• **Exercise description**:
Exactly the lines from the start of the data below through the line that contains "ax = fig.add_axes([0.0983, 0.1064, 0.757, 0.878])" are to be copied, with pictures left out.

Records from a collection
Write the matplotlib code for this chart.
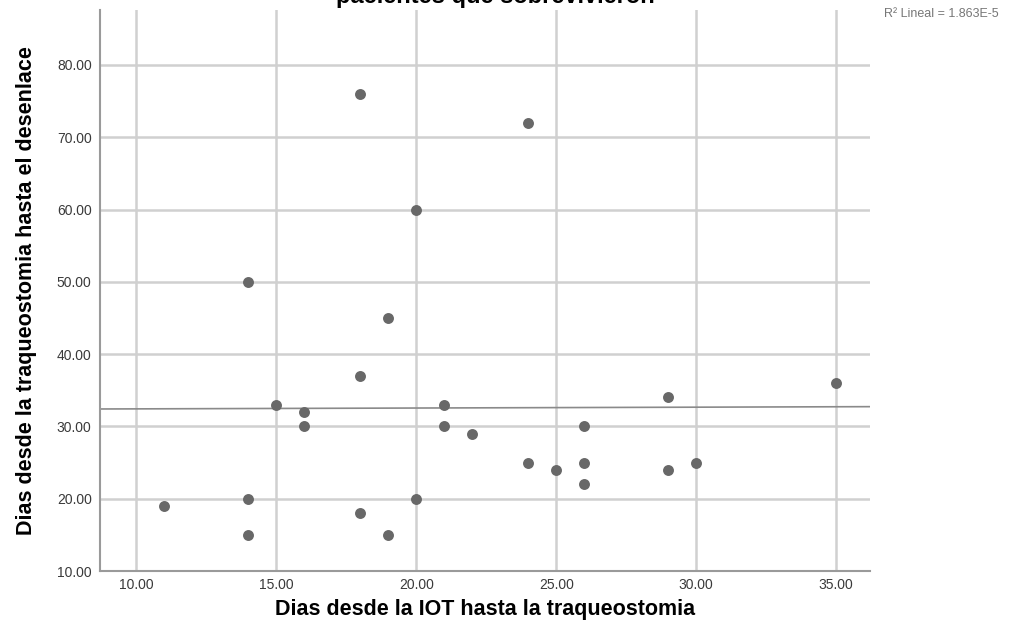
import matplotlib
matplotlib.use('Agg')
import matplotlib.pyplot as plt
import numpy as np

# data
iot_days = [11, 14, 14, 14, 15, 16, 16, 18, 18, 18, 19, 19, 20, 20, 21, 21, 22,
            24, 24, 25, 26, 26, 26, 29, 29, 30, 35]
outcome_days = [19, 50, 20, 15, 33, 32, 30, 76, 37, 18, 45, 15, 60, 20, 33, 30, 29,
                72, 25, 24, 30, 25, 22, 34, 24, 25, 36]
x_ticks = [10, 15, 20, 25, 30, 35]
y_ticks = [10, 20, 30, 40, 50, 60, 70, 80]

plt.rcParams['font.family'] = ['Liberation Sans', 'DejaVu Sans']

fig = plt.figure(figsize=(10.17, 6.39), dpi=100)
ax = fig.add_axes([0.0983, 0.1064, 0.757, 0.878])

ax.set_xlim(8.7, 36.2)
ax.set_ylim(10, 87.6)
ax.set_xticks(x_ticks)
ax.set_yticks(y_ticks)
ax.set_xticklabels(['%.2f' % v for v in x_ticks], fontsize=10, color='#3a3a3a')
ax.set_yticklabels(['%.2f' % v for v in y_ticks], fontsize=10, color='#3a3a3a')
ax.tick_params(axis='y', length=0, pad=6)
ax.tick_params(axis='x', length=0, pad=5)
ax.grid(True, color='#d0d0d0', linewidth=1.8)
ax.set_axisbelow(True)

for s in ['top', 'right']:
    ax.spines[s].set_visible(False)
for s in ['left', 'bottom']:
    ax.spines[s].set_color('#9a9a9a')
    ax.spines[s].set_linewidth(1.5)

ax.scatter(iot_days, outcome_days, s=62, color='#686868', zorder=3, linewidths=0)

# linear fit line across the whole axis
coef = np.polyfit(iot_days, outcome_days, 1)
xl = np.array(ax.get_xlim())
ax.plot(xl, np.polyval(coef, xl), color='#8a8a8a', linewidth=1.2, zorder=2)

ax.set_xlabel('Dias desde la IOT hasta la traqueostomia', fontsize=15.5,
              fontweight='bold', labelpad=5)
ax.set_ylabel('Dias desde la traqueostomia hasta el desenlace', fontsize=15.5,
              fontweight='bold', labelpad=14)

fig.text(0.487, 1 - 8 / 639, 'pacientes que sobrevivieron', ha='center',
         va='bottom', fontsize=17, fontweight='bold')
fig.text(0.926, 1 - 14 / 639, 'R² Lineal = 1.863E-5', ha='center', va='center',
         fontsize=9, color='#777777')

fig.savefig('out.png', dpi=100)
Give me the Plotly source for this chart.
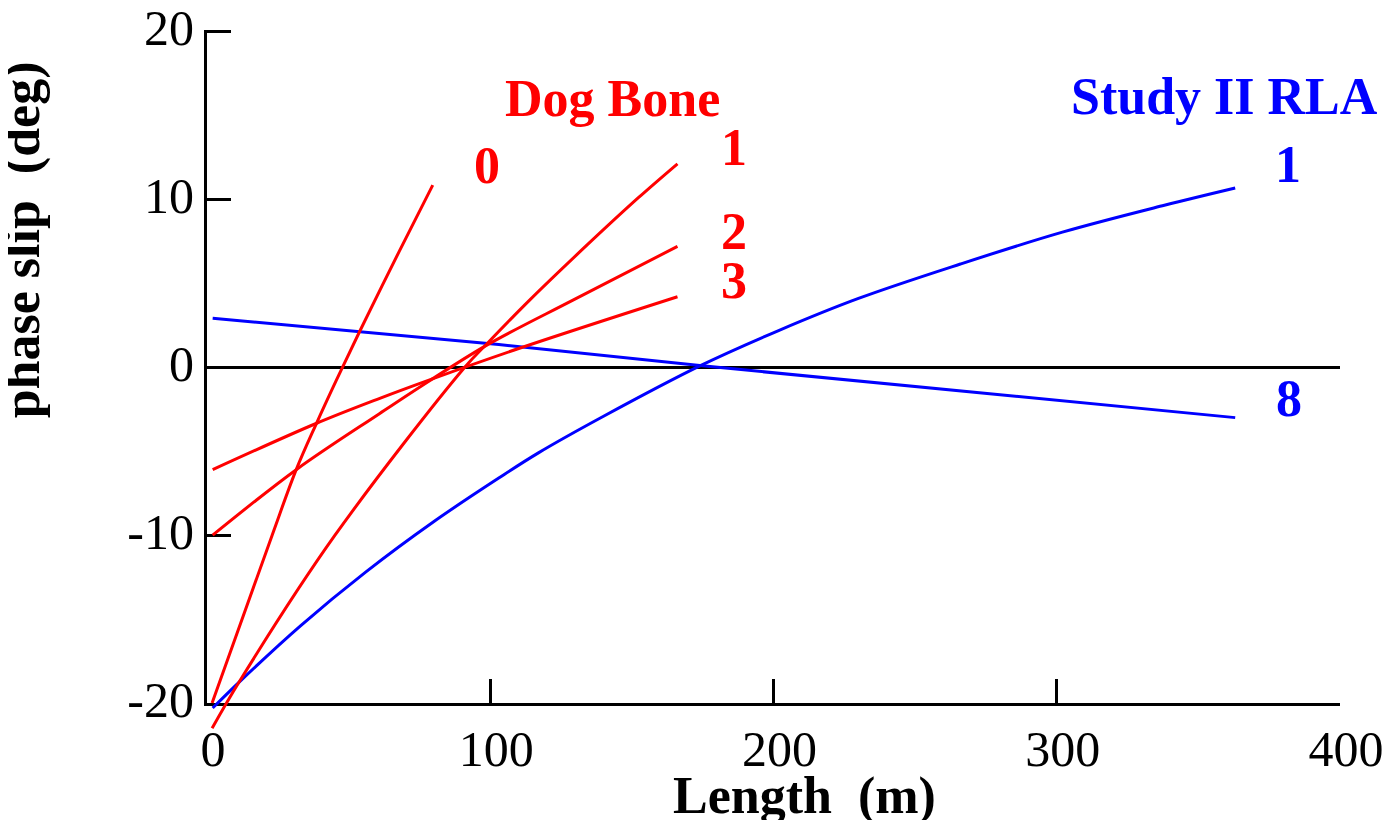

• **Result of the task**:
Write the matplotlib code for this chart.
import matplotlib
matplotlib.use('Agg')
import matplotlib.pyplot as plt
import numpy as np

# data
iot_days = [11, 14, 14, 14, 15, 16, 16, 18, 18, 18, 19, 19, 20, 20, 21, 21, 22,
            24, 24, 25, 26, 26, 26, 29, 29, 30, 35]
outcome_days = [19, 50, 20, 15, 33, 32, 30, 76, 37, 18, 45, 15, 60, 20, 33, 30, 29,
                72, 25, 24, 30, 25, 22, 34, 24, 25, 36]
x_ticks = [10, 15, 20, 25, 30, 35]
y_ticks = [10, 20, 30, 40, 50, 60, 70, 80]

plt.rcParams['font.family'] = ['Liberation Sans', 'DejaVu Sans']

fig = plt.figure(figsize=(10.17, 6.39), dpi=100)
ax = fig.add_axes([0.0983, 0.1064, 0.757, 0.878])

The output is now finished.